[Direction] Below are some entries; can you quote all of them exactly?
* Start Data supplied *
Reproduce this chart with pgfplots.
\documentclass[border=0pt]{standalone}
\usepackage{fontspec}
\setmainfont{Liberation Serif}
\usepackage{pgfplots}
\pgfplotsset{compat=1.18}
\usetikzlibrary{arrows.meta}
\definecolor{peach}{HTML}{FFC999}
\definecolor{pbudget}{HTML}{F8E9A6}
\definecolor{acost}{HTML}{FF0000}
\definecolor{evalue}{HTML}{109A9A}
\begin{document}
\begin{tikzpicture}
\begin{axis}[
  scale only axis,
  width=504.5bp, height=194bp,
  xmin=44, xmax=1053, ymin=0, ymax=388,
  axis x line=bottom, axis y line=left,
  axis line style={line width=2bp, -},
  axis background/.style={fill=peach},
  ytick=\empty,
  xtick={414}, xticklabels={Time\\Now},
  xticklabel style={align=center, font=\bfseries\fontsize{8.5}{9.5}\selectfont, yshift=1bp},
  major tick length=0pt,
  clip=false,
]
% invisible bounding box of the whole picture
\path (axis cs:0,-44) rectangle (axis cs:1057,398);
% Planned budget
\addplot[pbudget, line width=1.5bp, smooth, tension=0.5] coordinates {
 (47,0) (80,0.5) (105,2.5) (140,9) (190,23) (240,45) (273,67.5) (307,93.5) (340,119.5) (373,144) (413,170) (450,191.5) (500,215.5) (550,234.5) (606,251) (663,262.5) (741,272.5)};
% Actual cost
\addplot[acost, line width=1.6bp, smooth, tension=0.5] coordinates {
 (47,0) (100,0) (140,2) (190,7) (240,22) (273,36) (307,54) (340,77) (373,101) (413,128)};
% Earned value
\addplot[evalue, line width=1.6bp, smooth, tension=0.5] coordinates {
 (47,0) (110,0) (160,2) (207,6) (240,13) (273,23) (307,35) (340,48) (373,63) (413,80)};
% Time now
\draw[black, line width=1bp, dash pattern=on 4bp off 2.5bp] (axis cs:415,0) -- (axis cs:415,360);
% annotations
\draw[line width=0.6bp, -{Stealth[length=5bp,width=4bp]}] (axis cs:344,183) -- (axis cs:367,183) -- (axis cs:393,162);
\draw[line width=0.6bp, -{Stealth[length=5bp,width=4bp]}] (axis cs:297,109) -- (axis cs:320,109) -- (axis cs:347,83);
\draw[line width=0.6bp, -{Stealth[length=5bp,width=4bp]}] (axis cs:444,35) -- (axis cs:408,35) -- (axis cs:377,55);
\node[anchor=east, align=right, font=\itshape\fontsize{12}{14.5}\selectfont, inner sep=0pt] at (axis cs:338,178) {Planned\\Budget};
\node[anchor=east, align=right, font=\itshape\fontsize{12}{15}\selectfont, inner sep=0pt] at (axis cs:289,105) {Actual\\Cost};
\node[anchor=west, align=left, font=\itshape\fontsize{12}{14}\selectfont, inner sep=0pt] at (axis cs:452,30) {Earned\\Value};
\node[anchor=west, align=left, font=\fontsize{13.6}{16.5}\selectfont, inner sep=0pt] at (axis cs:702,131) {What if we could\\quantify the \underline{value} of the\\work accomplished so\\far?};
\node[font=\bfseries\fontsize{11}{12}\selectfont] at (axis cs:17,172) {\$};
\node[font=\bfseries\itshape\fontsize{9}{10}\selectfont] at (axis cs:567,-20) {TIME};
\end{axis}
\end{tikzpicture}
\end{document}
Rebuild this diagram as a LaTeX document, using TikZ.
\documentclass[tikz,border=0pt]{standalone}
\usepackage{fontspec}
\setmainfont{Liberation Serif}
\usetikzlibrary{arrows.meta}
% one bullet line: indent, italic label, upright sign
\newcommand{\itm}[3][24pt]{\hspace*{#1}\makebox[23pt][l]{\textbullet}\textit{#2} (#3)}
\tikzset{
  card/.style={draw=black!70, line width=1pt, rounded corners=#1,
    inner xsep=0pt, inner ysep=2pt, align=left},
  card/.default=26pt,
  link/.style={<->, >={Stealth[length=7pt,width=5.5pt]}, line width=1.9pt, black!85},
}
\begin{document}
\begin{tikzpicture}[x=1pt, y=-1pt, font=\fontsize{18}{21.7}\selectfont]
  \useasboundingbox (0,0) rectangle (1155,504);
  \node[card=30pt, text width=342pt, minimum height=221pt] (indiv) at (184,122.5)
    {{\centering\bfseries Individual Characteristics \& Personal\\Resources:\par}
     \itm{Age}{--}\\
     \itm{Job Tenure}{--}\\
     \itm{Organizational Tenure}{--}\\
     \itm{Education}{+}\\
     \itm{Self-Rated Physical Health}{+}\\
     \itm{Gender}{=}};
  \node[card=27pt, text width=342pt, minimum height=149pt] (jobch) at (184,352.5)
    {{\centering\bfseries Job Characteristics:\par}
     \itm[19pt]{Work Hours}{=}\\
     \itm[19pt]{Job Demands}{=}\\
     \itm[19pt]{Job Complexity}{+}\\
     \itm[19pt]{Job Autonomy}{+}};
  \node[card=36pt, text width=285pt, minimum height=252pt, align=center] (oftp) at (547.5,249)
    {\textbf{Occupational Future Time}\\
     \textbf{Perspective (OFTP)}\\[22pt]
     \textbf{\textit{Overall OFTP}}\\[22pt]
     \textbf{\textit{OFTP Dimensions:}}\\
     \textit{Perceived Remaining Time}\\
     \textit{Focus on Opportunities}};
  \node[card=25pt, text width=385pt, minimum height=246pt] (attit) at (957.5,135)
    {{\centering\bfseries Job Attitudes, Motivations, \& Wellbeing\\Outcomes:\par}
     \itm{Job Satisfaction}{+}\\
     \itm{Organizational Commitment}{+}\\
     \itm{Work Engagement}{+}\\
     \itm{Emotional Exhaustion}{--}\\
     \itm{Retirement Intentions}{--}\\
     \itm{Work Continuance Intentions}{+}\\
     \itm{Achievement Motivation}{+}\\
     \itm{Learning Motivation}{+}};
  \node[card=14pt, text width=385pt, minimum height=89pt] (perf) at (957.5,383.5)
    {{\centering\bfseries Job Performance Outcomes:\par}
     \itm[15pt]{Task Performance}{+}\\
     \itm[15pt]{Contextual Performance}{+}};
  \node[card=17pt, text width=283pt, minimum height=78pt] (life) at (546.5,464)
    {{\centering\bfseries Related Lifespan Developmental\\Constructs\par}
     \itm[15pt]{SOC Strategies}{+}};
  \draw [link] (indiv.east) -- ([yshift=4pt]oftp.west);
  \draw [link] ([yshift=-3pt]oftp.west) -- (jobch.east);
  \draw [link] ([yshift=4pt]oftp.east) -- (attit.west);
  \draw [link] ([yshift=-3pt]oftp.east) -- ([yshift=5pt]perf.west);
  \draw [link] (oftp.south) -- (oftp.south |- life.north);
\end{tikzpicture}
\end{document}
* End Data supplied *
[Answer for the task]
Reproduce this chart with pgfplots.
\documentclass[border=0pt]{standalone}
\usepackage{fontspec}
\setmainfont{Liberation Serif}
\usepackage{pgfplots}
\pgfplotsset{compat=1.18}
\usetikzlibrary{arrows.meta}
\definecolor{peach}{HTML}{FFC999}
\definecolor{pbudget}{HTML}{F8E9A6}
\definecolor{acost}{HTML}{FF0000}
\definecolor{evalue}{HTML}{109A9A}
\begin{document}
\begin{tikzpicture}
\begin{axis}[
  scale only axis,
  width=504.5bp, height=194bp,
  xmin=44, xmax=1053, ymin=0, ymax=388,
  axis x line=bottom, axis y line=left,
  axis line style={line width=2bp, -},
  axis background/.style={fill=peach},
  ytick=\empty,
  xtick={414}, xticklabels={Time\\Now},
  xticklabel style={align=center, font=\bfseries\fontsize{8.5}{9.5}\selectfont, yshift=1bp},
  major tick length=0pt,
  clip=false,
]
% invisible bounding box of the whole picture
\path (axis cs:0,-44) rectangle (axis cs:1057,398);
% Planned budget
\addplot[pbudget, line width=1.5bp, smooth, tension=0.5] coordinates {
 (47,0) (80,0.5) (105,2.5) (140,9) (190,23) (240,45) (273,67.5) (307,93.5) (340,119.5) (373,144) (413,170) (450,191.5) (500,215.5) (550,234.5) (606,251) (663,262.5) (741,272.5)};
% Actual cost
\addplot[acost, line width=1.6bp, smooth, tension=0.5] coordinates {
 (47,0) (100,0) (140,2) (190,7) (240,22) (273,36) (307,54) (340,77) (373,101) (413,128)};
% Earned value
\addplot[evalue, line width=1.6bp, smooth, tension=0.5] coordinates {
 (47,0) (110,0) (160,2) (207,6) (240,13) (273,23) (307,35) (340,48) (373,63) (413,80)};
% Time now
\draw[black, line width=1bp, dash pattern=on 4bp off 2.5bp] (axis cs:415,0) -- (axis cs:415,360);
% annotations
\draw[line width=0.6bp, -{Stealth[length=5bp,width=4bp]}] (axis cs:344,183) -- (axis cs:367,183) -- (axis cs:393,162);
\draw[line width=0.6bp, -{Stealth[length=5bp,width=4bp]}] (axis cs:297,109) -- (axis cs:320,109) -- (axis cs:347,83);
\draw[line width=0.6bp, -{Stealth[length=5bp,width=4bp]}] (axis cs:444,35) -- (axis cs:408,35) -- (axis cs:377,55);
\node[anchor=east, align=right, font=\itshape\fontsize{12}{14.5}\selectfont, inner sep=0pt] at (axis cs:338,178) {Planned\\Budget};
\node[anchor=east, align=right, font=\itshape\fontsize{12}{15}\selectfont, inner sep=0pt] at (axis cs:289,105) {Actual\\Cost};
\node[anchor=west, align=left, font=\itshape\fontsize{12}{14}\selectfont, inner sep=0pt] at (axis cs:452,30) {Earned\\Value};
\node[anchor=west, align=left, font=\fontsize{13.6}{16.5}\selectfont, inner sep=0pt] at (axis cs:702,131) {What if we could\\quantify the \underline{value} of the\\work accomplished so\\far?};
\node[font=\bfseries\fontsize{11}{12}\selectfont] at (axis cs:17,172) {\$};
\node[font=\bfseries\itshape\fontsize{9}{10}\selectfont] at (axis cs:567,-20) {TIME};
\end{axis}
\end{tikzpicture}
\end{document}
Rebuild this diagram as a LaTeX document, using TikZ.
\documentclass[tikz,border=0pt]{standalone}
\usepackage{fontspec}
\setmainfont{Liberation Serif}
\usetikzlibrary{arrows.meta}
% one bullet line: indent, italic label, upright sign
\newcommand{\itm}[3][24pt]{\hspace*{#1}\makebox[23pt][l]{\textbullet}\textit{#2} (#3)}
\tikzset{
  card/.style={draw=black!70, line width=1pt, rounded corners=#1,
    inner xsep=0pt, inner ysep=2pt, align=left},
  card/.default=26pt,
  link/.style={<->, >={Stealth[length=7pt,width=5.5pt]}, line width=1.9pt, black!85},
}
\begin{document}
\begin{tikzpicture}[x=1pt, y=-1pt, font=\fontsize{18}{21.7}\selectfont]
  \useasboundingbox (0,0) rectangle (1155,504);
  \node[card=30pt, text width=342pt, minimum height=221pt] (indiv) at (184,122.5)
    {{\centering\bfseries Individual Characteristics \& Personal\\Resources:\par}
     \itm{Age}{--}\\
     \itm{Job Tenure}{--}\\
     \itm{Organizational Tenure}{--}\\
     \itm{Education}{+}\\
     \itm{Self-Rated Physical Health}{+}\\
     \itm{Gender}{=}};
  \node[card=27pt, text width=342pt, minimum height=149pt] (jobch) at (184,352.5)
    {{\centering\bfseries Job Characteristics:\par}
     \itm[19pt]{Work Hours}{=}\\
     \itm[19pt]{Job Demands}{=}\\
     \itm[19pt]{Job Complexity}{+}\\
     \itm[19pt]{Job Autonomy}{+}};
  \node[card=36pt, text width=285pt, minimum height=252pt, align=center] (oftp) at (547.5,249)
    {\textbf{Occupational Future Time}\\
     \textbf{Perspective (OFTP)}\\[22pt]
     \textbf{\textit{Overall OFTP}}\\[22pt]
     \textbf{\textit{OFTP Dimensions:}}\\
     \textit{Perceived Remaining Time}\\
     \textit{Focus on Opportunities}};
  \node[card=25pt, text width=385pt, minimum height=246pt] (attit) at (957.5,135)
    {{\centering\bfseries Job Attitudes, Motivations, \& Wellbeing\\Outcomes:\par}
     \itm{Job Satisfaction}{+}\\
     \itm{Organizational Commitment}{+}\\
     \itm{Work Engagement}{+}\\
     \itm{Emotional Exhaustion}{--}\\
     \itm{Retirement Intentions}{--}\\
     \itm{Work Continuance Intentions}{+}\\
     \itm{Achievement Motivation}{+}\\
     \itm{Learning Motivation}{+}};
  \node[card=14pt, text width=385pt, minimum height=89pt] (perf) at (957.5,383.5)
    {{\centering\bfseries Job Performance Outcomes:\par}
     \itm[15pt]{Task Performance}{+}\\
     \itm[15pt]{Contextual Performance}{+}};
  \node[card=17pt, text width=283pt, minimum height=78pt] (life) at (546.5,464)
    {{\centering\bfseries Related Lifespan Developmental\\Constructs\par}
     \itm[15pt]{SOC Strategies}{+}};
  \draw [link] (indiv.east) -- ([yshift=4pt]oftp.west);
  \draw [link] ([yshift=-3pt]oftp.west) -- (jobch.east);
  \draw [link] ([yshift=4pt]oftp.east) -- (attit.west);
  \draw [link] ([yshift=-3pt]oftp.east) -- ([yshift=5pt]perf.west);
  \draw [link] (oftp.south) -- (oftp.south |- life.north);
\end{tikzpicture}
\end{document}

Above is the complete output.